▶ [Dataset extract]
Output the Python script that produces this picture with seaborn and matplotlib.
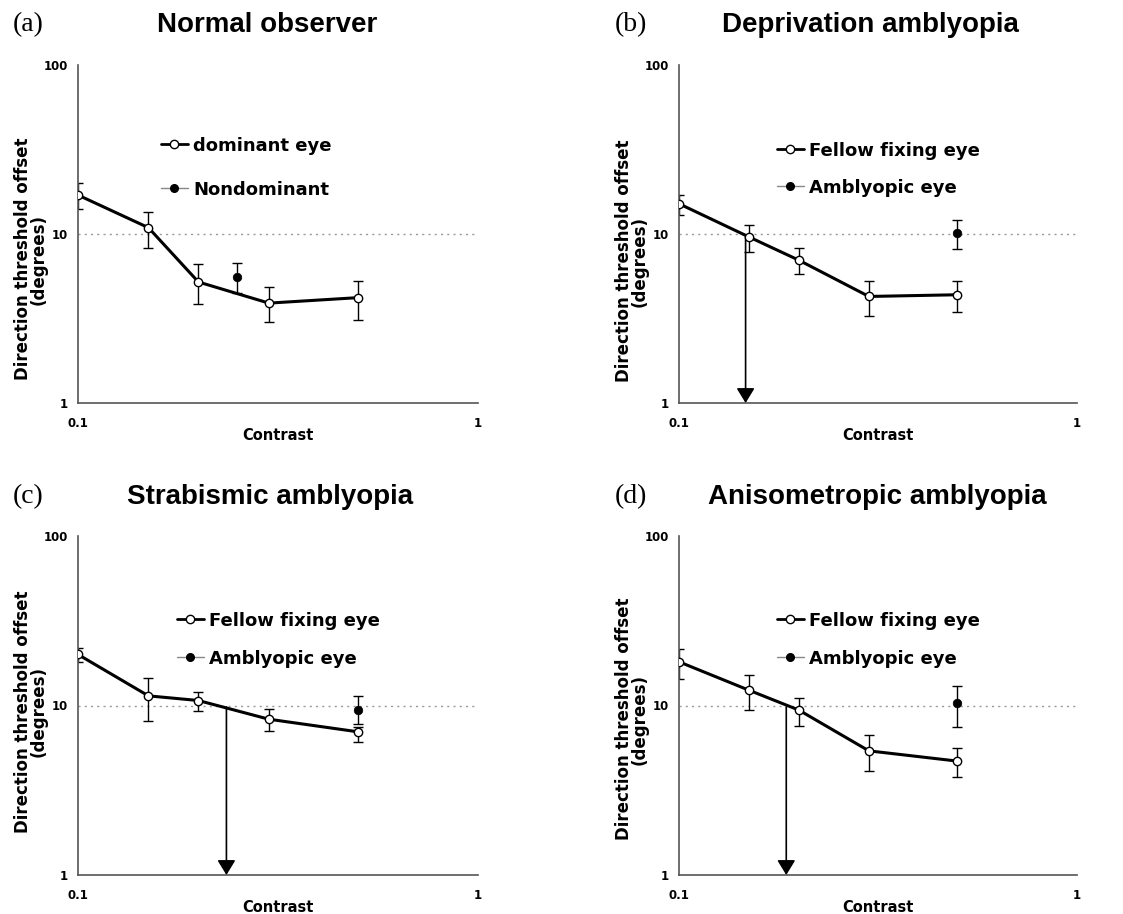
import numpy as np
import pandas as pd
import matplotlib
matplotlib.use("Agg")
import matplotlib.pyplot as plt
import seaborn as sns
from matplotlib.ticker import FixedLocator, FixedFormatter, NullLocator
from matplotlib.lines import Line2D

# ---------------- data ----------------
contrast = [0.1, 0.15, 0.2, 0.3, 0.5]

a_fellow = [17.0, 10.9, 5.2, 3.9, 4.2]
a_fellow_hi = [20.0, 13.5, 6.6, 4.85, 5.3]
a_fellow_lo = [14.0, 8.25, 3.85, 3.03, 3.1]
a_other_x = [0.25]
a_other = [5.6]
a_other_hi = [6.7]
a_other_lo = [4.5]

b_fellow = [15.1, 9.6, 7.0, 4.27, 4.37]
b_fellow_hi = [17.0, 11.3, 8.25, 5.24, 5.24]
b_fellow_lo = [13.0, 7.8, 5.8, 3.25, 3.47]
b_other_x = [0.5]
b_other = [10.1]
b_other_hi = [12.1]
b_other_lo = [8.2]
b_arrow = 0.147

c_fellow = [20.0, 11.4, 10.7, 8.3, 7.0]
c_fellow_hi = [21.9, 14.6, 12.0, 9.6, 7.5]
c_fellow_lo = [18.1, 8.1, 9.3, 7.1, 6.1]
c_other_x = [0.5]
c_other = [9.45]
c_other_hi = [11.4]
c_other_lo = [7.8]
c_arrow = 0.235

d_fellow = [18.1, 12.3, 9.4, 5.4, 4.7]
d_fellow_hi = [21.6, 15.1, 11.0, 6.7, 5.6]
d_fellow_lo = [14.4, 9.45, 7.6, 4.1, 3.8]
d_other_x = [0.5]
d_other = [10.3]
d_other_hi = [13.1]
d_other_lo = [7.5]
d_arrow = 0.186

arrow_top = 9.8

titles = ["Normal observer", "Deprivation amblyopia",
          "Strabismic amblyopia", "Anisometropic amblyopia"]
letters = ["(a)", "(b)", "(c)", "(d)"]
legend_a = ["dominant eye", "Nondominant"]
legend_amb = ["Fellow fixing eye", "Amblyopic eye"]
x_ticks = [0.1, 1]
x_ticklabels = ["0.1", "1"]
y_ticks = [1, 10, 100]
y_ticklabels = ["1", "10", "100"]

# ---------------- style ----------------
sns.set_style("white")
plt.rcParams['font.family'] = ['DejaVu Sans']
plt.rcParams['text.color'] = 'black'
plt.rcParams['axes.labelcolor'] = 'black'
plt.rcParams['xtick.labelcolor'] = 'black'
plt.rcParams['ytick.labelcolor'] = 'black'

W, H = 1123, 914
fig = plt.figure(figsize=(W / 100, H / 100), dpi=100)

# axes boxes in pixels: left, top, right, bottom
boxes = [(78, 65, 478, 403), (679, 65, 1077, 403),
         (78, 536, 478, 875), (679, 536, 1077, 875)]
ylabel_frac = [0.426, 0.420, 0.481, 0.46]

panels = [
    dict(f=a_fellow, fh=a_fellow_hi, fl=a_fellow_lo, ox=a_other_x, o=a_other,
         oh=a_other_hi, ol=a_other_lo, arrow=None, leg=legend_a,
         legpos=(163, 148, 192)),
    dict(f=b_fellow, fh=b_fellow_hi, fl=b_fellow_lo, ox=b_other_x, o=b_other,
         oh=b_other_hi, ol=b_other_lo, arrow=b_arrow, leg=legend_amb,
         legpos=(779, 153, 190)),
    dict(f=c_fellow, fh=c_fellow_hi, fl=c_fellow_lo, ox=c_other_x, o=c_other,
         oh=c_other_hi, ol=c_other_lo, arrow=c_arrow, leg=legend_amb,
         legpos=(179, 623, 661)),
    dict(f=d_fellow, fh=d_fellow_hi, fl=d_fellow_lo, ox=d_other_x, o=d_other,
         oh=d_other_hi, ol=d_other_lo, arrow=d_arrow, leg=legend_amb,
         legpos=(779, 623, 661)),
]

title_pos = [(267, 25), (870, 25), (270, 497), (877, 497)]
letter_pos = [(13, 25), (615, 25), (13, 497), (615, 497)]

spine_col = "#555555"

for i, (box, p) in enumerate(zip(boxes, panels)):
    l, t, r, b = box
    ax = fig.add_axes([l / W, 1 - b / H, (r - l) / W, (b - t) / H])
    ax.set_xscale("log")
    ax.set_yscale("log")
    ax.set_xlim(0.1, 1)
    ax.set_ylim(1, 100)

    # dotted reference line
    ax.axhline(10, color="#999999", lw=1, ls=(0, (1.5, 3)), zorder=1)

    df = pd.DataFrame({"contrast": contrast, "thr": p["f"]})
    yerr = [np.array(p["f"]) - np.array(p["fl"]), np.array(p["fh"]) - np.array(p["f"])]
    ax.errorbar(contrast, p["f"], yerr=yerr, fmt="none", ecolor="black",
                elinewidth=1, capsize=3.5, capthick=1, zorder=2)
    sns.lineplot(data=df, x="contrast", y="thr", ax=ax, color="black", lw=2.2,
                 marker="o", markersize=6, markerfacecolor="white",
                 markeredgecolor="black", markeredgewidth=1, zorder=4)

    yerr_o = [np.array(p["o"]) - np.array(p["ol"]), np.array(p["oh"]) - np.array(p["o"])]
    ax.errorbar(p["ox"], p["o"], yerr=yerr_o, fmt="none", ecolor="black",
                elinewidth=1, capsize=3.5, capthick=1, zorder=2)
    dfo = pd.DataFrame({"contrast": p["ox"], "thr": p["o"]})
    sns.scatterplot(data=dfo, x="contrast", y="thr", ax=ax, color="black",
                    s=38, edgecolor="black", zorder=5)

    if p["arrow"] is not None:
        ax.annotate("", xy=(p["arrow"], 1), xytext=(p["arrow"], arrow_top),
                    arrowprops=dict(arrowstyle="-|>,head_width=0.55,head_length=0.9",
                                    color="black", lw=1.2, shrinkA=0, shrinkB=0),
                    zorder=3)

    for s in ["top", "right"]:
        ax.spines[s].set_visible(False)
    for s in ["left", "bottom"]:
        ax.spines[s].set_color(spine_col)
        ax.spines[s].set_linewidth(1.2)
    ax.xaxis.set_major_locator(FixedLocator(x_ticks))
    ax.xaxis.set_major_formatter(FixedFormatter(x_ticklabels))
    ax.yaxis.set_major_locator(FixedLocator(y_ticks))
    ax.yaxis.set_major_formatter(FixedFormatter(y_ticklabels))
    ax.xaxis.set_minor_locator(NullLocator())
    ax.yaxis.set_minor_locator(NullLocator())
    ax.tick_params(axis="both", which="major", direction="out", length=4,
                   width=1, color=spine_col, labelsize=8.5, labelcolor="black")
    ax.tick_params(axis="x", pad=6)
    ax.tick_params(axis="y", pad=3)
    for lab in ax.get_xticklabels() + ax.get_yticklabels():
        lab.set_fontweight("bold")
    ax.set_xlabel("Contrast", fontsize=10.5, fontweight="bold", labelpad=-1)
    ax.set_ylabel("Direction threshold offset\n(degrees)", fontsize=12,
                  fontweight="bold", labelpad=-3, linespacing=0.85)
    ax.yaxis.label.set_y(ylabel_frac[i])

    h1 = Line2D([], [], color="black", lw=2, marker="o", markersize=6,
                markerfacecolor="white", markeredgecolor="black", markeredgewidth=1)
    h2 = Line2D([], [], color="#888888", lw=1, marker="o", markersize=5.5,
                markerfacecolor="black", markeredgecolor="black")
    lx, y1, y2 = p["legpos"]
    fs = 13
    fpx = fs * 100 / 72
    lsp = (y2 - y1 - fpx) / fpx
    leg = ax.legend([h1, h2], p["leg"], loc="upper left",
                    bbox_to_anchor=((lx - 6 - l) / (r - l), 1 - (y1 - 15 - t) / (b - t)),
                    frameon=False, fontsize=fs, handlelength=1.5, handletextpad=0.3,
                    labelspacing=lsp, borderaxespad=0, borderpad=0.2)
    for txt in leg.get_texts():
        txt.set_fontweight("bold")
        txt.set_color("black")

    tx, ty = title_pos[i]
    fig.text(tx / W, 1 - ty / H, titles[i], ha="center", va="center",
             fontsize=20, fontweight="bold", family="Liberation Sans", color="black")
    lxp, lyp = letter_pos[i]
    fig.text(lxp / W, 1 - lyp / H, letters[i], ha="left", va="center",
             fontsize=20, family="Liberation Serif", color="black")

fig.savefig("out.png", dpi=100)
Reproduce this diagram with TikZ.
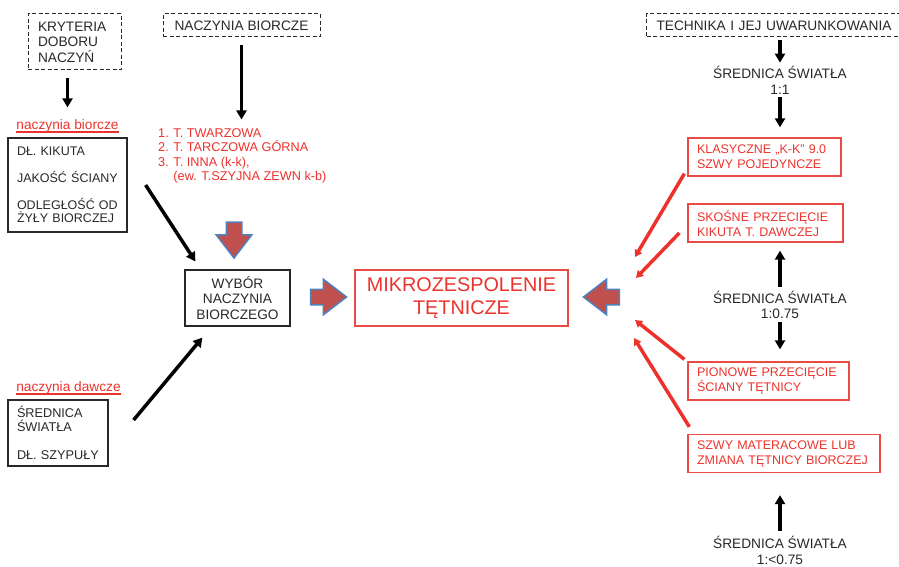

▶ [Direction] Look through the entries and work out how many lines have the word "seaborn" in them; reply with that number only.

▶ [Result of this task] 2